## GIVEN RECORDS
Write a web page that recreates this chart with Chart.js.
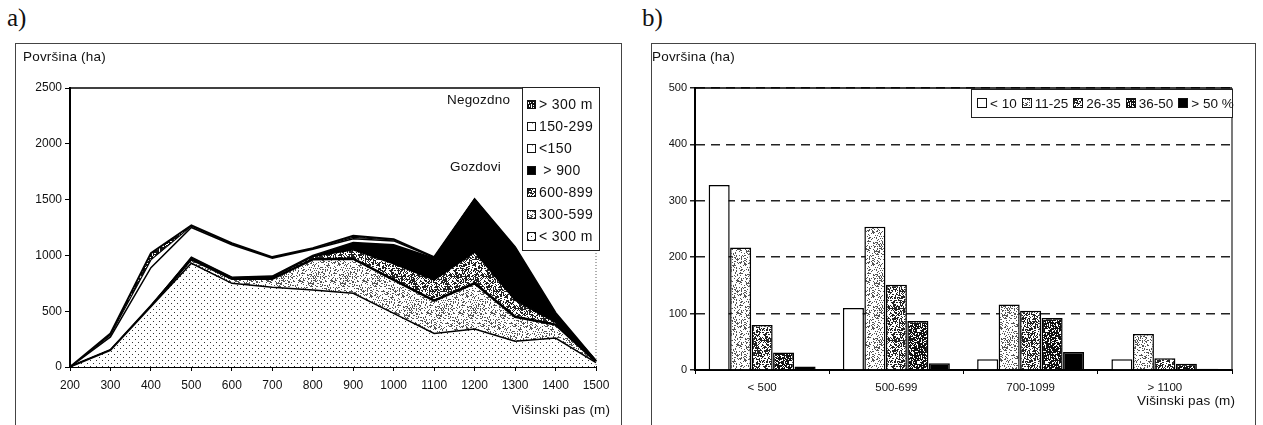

---

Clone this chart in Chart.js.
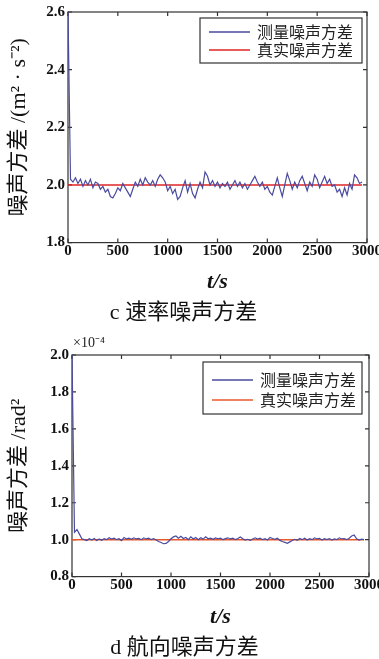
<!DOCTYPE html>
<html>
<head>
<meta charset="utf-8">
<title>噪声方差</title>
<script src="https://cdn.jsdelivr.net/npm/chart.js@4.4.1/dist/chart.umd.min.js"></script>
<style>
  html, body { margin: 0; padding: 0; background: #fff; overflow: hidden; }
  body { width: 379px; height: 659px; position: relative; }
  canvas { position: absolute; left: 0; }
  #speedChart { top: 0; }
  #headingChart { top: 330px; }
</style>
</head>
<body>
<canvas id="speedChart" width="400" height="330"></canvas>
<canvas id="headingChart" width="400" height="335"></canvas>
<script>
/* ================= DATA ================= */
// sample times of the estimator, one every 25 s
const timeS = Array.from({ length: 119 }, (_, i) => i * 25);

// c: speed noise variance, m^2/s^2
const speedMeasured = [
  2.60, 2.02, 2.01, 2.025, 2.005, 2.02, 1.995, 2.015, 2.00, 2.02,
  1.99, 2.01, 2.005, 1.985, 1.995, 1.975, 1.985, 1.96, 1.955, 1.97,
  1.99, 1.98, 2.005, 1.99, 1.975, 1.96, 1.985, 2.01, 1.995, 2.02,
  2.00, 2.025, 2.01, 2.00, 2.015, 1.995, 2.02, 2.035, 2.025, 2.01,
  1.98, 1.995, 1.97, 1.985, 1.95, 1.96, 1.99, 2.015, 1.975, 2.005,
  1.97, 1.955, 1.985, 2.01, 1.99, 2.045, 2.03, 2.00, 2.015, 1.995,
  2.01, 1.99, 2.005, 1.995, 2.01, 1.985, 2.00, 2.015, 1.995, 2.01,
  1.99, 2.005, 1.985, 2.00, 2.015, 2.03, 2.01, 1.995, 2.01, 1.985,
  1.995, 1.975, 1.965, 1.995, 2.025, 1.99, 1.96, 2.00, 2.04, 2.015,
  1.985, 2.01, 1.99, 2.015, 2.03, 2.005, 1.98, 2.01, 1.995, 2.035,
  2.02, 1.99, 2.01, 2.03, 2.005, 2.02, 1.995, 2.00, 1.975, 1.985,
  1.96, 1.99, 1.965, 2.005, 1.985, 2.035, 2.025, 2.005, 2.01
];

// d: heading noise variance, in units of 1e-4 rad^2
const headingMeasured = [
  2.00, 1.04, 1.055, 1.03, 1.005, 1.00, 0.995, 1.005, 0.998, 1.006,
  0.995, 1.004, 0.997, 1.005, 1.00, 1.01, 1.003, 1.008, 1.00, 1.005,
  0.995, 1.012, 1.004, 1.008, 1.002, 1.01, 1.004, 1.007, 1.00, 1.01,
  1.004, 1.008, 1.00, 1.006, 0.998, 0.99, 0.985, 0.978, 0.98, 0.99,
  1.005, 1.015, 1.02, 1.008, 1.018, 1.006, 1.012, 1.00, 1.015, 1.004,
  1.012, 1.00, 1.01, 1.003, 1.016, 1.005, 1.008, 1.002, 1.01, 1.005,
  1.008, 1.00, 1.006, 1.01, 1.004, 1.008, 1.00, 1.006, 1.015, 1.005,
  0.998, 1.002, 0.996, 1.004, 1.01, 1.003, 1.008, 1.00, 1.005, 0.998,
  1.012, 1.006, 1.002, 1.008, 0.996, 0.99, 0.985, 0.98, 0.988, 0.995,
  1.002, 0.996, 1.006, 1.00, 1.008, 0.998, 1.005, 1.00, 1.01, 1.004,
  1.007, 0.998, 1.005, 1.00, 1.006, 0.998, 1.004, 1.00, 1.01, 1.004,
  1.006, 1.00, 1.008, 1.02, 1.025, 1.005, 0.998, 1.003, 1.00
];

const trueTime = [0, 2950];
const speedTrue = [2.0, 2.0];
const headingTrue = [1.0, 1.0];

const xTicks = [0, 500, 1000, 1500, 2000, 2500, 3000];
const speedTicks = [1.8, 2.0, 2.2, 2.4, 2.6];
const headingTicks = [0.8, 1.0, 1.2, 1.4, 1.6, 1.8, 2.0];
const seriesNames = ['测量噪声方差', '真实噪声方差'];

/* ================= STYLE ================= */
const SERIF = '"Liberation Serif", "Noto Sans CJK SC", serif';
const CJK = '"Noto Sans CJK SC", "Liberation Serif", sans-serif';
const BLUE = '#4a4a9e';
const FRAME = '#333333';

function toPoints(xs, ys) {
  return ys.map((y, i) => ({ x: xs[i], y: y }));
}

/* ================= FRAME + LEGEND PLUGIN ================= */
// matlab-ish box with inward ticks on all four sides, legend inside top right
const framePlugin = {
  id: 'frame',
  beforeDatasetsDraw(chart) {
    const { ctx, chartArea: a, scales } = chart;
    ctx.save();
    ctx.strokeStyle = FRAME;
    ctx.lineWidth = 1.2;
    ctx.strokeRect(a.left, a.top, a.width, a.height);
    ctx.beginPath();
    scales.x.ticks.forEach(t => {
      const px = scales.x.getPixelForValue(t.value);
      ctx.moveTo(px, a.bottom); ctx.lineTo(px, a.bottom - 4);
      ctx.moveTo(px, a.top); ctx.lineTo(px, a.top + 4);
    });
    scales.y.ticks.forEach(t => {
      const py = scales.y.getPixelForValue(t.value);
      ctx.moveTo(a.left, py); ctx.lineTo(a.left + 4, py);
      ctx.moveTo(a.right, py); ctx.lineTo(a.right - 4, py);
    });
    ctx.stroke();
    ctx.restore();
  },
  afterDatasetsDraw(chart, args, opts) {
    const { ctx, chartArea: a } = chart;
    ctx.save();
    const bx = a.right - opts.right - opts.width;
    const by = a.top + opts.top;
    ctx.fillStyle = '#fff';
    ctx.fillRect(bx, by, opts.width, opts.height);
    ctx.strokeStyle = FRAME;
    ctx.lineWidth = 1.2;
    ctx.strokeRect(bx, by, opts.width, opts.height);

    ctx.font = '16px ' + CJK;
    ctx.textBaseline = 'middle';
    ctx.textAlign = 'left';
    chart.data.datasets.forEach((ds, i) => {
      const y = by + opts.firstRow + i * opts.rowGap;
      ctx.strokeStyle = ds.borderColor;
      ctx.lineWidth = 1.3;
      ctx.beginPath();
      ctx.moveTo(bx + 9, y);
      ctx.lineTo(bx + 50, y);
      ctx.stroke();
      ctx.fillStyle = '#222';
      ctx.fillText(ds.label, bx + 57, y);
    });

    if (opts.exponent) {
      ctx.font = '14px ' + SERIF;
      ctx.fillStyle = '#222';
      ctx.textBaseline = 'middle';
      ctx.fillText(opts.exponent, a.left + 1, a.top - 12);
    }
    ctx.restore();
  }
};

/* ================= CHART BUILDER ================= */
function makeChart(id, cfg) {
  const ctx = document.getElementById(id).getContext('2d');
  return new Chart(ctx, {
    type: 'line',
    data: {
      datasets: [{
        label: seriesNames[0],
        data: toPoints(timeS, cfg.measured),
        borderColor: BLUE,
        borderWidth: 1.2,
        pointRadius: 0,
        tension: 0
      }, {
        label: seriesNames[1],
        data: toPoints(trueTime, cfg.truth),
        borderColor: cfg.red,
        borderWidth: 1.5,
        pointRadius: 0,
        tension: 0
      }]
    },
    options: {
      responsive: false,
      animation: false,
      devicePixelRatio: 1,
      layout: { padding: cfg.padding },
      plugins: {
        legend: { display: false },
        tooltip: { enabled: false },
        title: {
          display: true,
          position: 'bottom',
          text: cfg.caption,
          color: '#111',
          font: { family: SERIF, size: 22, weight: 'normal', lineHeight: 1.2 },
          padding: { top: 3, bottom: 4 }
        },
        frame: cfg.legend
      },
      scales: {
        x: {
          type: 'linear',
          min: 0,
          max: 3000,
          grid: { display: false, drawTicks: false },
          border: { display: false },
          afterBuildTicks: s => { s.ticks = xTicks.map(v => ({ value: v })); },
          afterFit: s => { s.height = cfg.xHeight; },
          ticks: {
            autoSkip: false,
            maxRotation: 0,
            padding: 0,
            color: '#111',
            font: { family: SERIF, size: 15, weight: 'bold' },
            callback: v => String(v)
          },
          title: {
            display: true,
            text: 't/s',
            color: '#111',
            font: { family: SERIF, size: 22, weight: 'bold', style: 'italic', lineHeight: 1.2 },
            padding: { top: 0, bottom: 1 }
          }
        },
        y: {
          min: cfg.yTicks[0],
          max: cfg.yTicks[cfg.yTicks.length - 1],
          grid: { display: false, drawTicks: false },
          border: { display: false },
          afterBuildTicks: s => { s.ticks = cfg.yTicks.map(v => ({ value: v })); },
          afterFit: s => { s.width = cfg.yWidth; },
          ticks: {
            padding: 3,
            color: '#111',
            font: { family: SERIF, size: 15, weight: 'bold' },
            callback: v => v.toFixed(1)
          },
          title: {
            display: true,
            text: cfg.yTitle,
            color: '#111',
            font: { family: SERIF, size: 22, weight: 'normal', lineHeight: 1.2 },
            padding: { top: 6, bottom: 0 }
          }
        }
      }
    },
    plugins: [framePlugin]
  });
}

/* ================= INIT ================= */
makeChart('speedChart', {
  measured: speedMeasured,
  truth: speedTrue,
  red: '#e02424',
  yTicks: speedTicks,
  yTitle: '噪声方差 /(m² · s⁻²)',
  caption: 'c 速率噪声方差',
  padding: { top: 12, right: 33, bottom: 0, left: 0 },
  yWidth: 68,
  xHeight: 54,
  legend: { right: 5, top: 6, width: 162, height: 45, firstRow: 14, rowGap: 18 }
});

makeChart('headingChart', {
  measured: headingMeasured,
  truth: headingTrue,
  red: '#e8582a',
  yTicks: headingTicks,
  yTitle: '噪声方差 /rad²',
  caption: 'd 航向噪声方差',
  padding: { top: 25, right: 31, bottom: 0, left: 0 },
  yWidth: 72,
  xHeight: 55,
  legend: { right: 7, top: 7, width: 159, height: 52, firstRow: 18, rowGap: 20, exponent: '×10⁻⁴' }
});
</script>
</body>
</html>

## WORK INSTRUCTIONS
Scan the material above for the string "with" and report each line where you find it.

## RESULT OF THE EXERCISE
Write a web page that recreates this chart with Chart.js.
// matlab-ish box with inward ticks on all four sides, legend inside top right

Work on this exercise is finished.